多くの国で不眠症が一般化し、睡眠産業「スリープノミクス(sleeponomics)」市場が発展している。
ベトナムのマットレスの新興企業によると、健康や睡眠の質に関心を持つ人が増えたため新型コロナ流行のピーク時でさえ、収益は250〜290%増加したという。
化粧水や睡眠導入剤の市場もわずかではあるが成長した。
英国市場調査会社ユーロモニター(Euromonitor)によると、2019年には薬物依存のリスクへの懸念から市販の睡眠導入剤の売上が鈍化したが、伝統的な睡眠導入剤やハーブの睡眠導入剤は盛んになった。
また、睡眠を改善する健康的な方法として、瞑想やヨガのクラスが急速に普及している。
ハノイのハイバーチュン区で3年前から瞑想教室を開いている人によると、生徒の数は増えており多くは若い大人の22歳から40歳まででストレス、疲労、不眠症に悩まされているという。

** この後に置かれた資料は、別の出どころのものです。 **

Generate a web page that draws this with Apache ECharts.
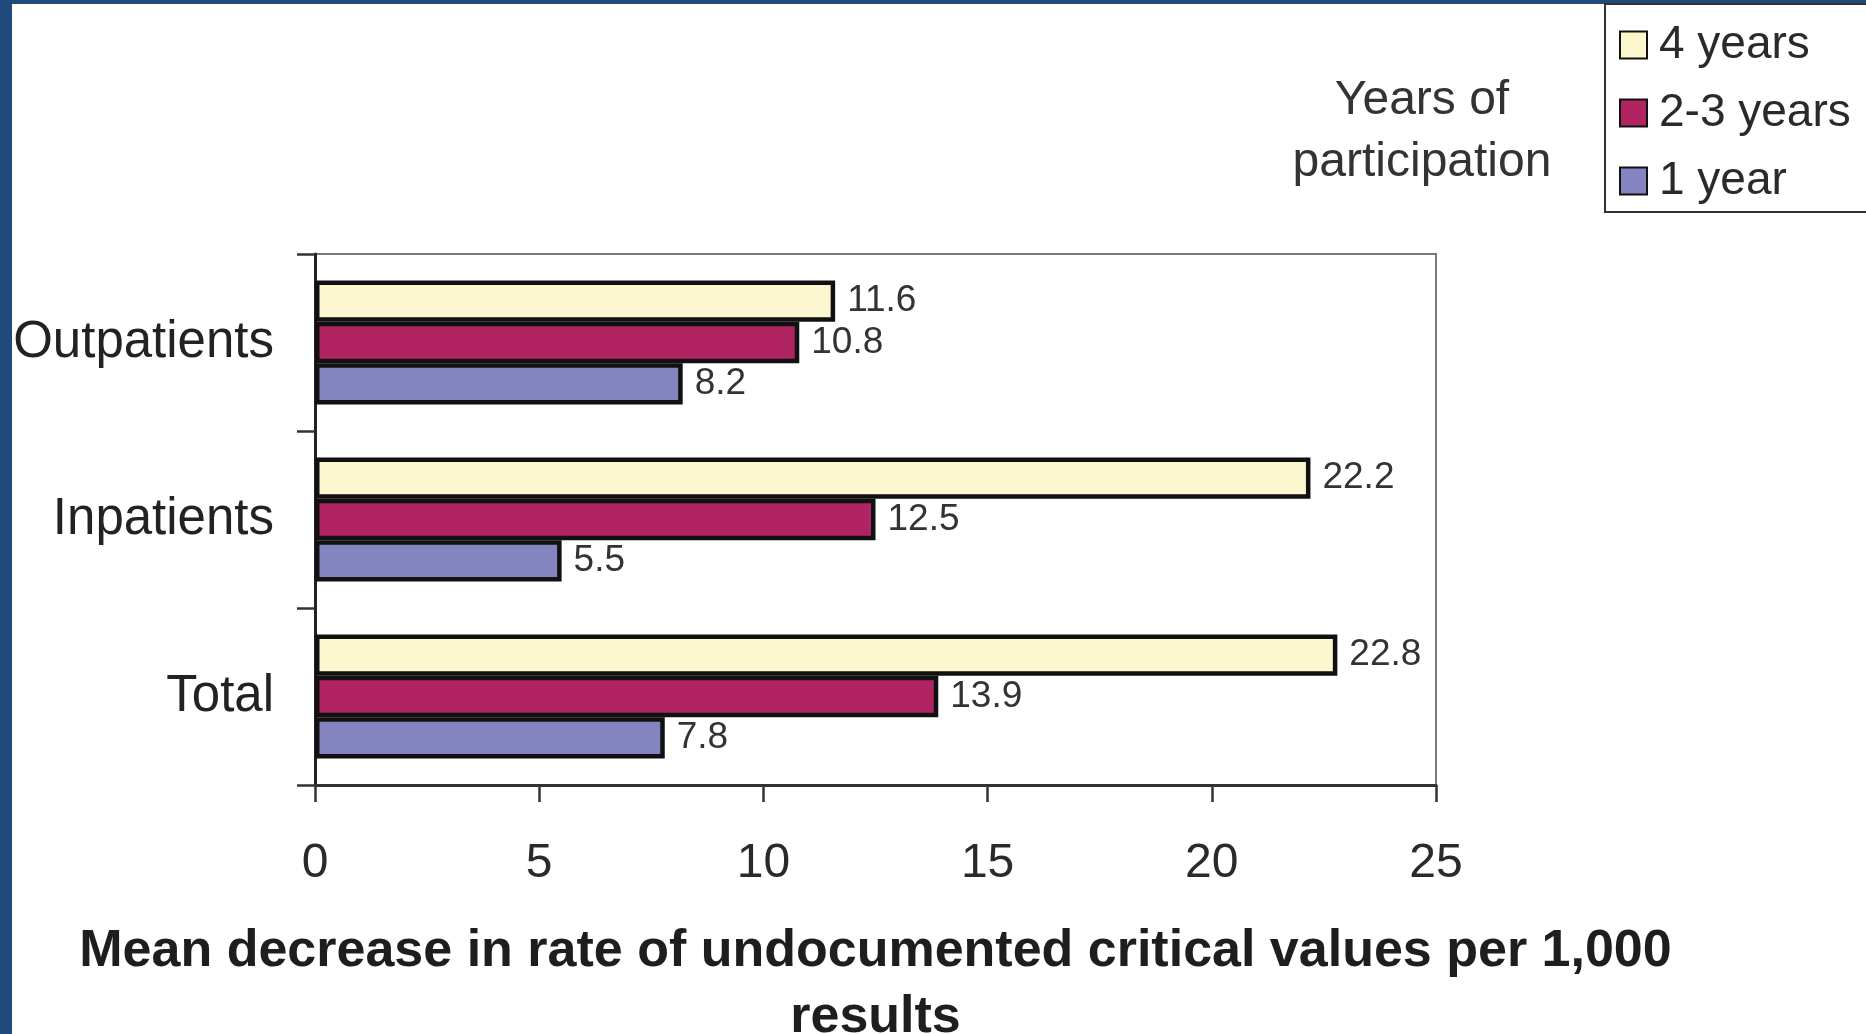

市場調査会社Wakefield Researchが2019年に行った8カ国での調査では、ベトナムの成人の37%が必要な睡眠時間を下回っており、多くの人が睡眠時間を確保するためだけに休みを取っていることがわかった。
約79%が「休む時間がない」と答え、平均的なサラリーマンは年間10日間を補填に費やしていた。
2019年にホーチミン市で行われた睡眠障害に関する調査では、人口の33%が不眠症の多くの症状のいずれかに苦しんでおり、不眠症の30%が後に精神疾患と関連していることが判明した。
大学医療センター・ホーチミンの医師によると、不眠症の治療を受けに来る患者は15パーセント。また、35~40パーセントの患者は他の理由で訪れた後に不眠症と診断されるという。
睡眠障害はサラリーマンだけでなく、フリーランスや主婦にも影響がある。さらには多くの子どもたちも睡眠不足に悩まされている。
2018年初めにホーチミン市の高校生グループが行った調査では、高校生の睡眠不足が憂慮すべきレベルであることが判明した。
調査対象となった7,300人の学生の半数以上が通常午後11時以降に眠り、20%が午前0時以降に眠り、学校に間に合うように5時半から6時に起床していた。
80%以上が1日7時間未満しか眠らないことが多く、10%が5時間未満しか眠っていない。
さらには睡眠不足によって人の命までが危険にさらされている。
2019年の国家交通安全委員会の統計では、睡眠に関連する交通事故が1年間の総件数の30%を占め、6,400人の命が奪われ、1090億ドル(約14兆5850億円)相当の損失(物的損害を除く)が発生している。
この現象は国民の人的資源を侵食しているといえる。
現代のベトナム人は仕事のプレッシャーや生活習慣の乱れ、コンピューターの使い過ぎなどの社会的問題から頻繁に睡眠不足に陥っている。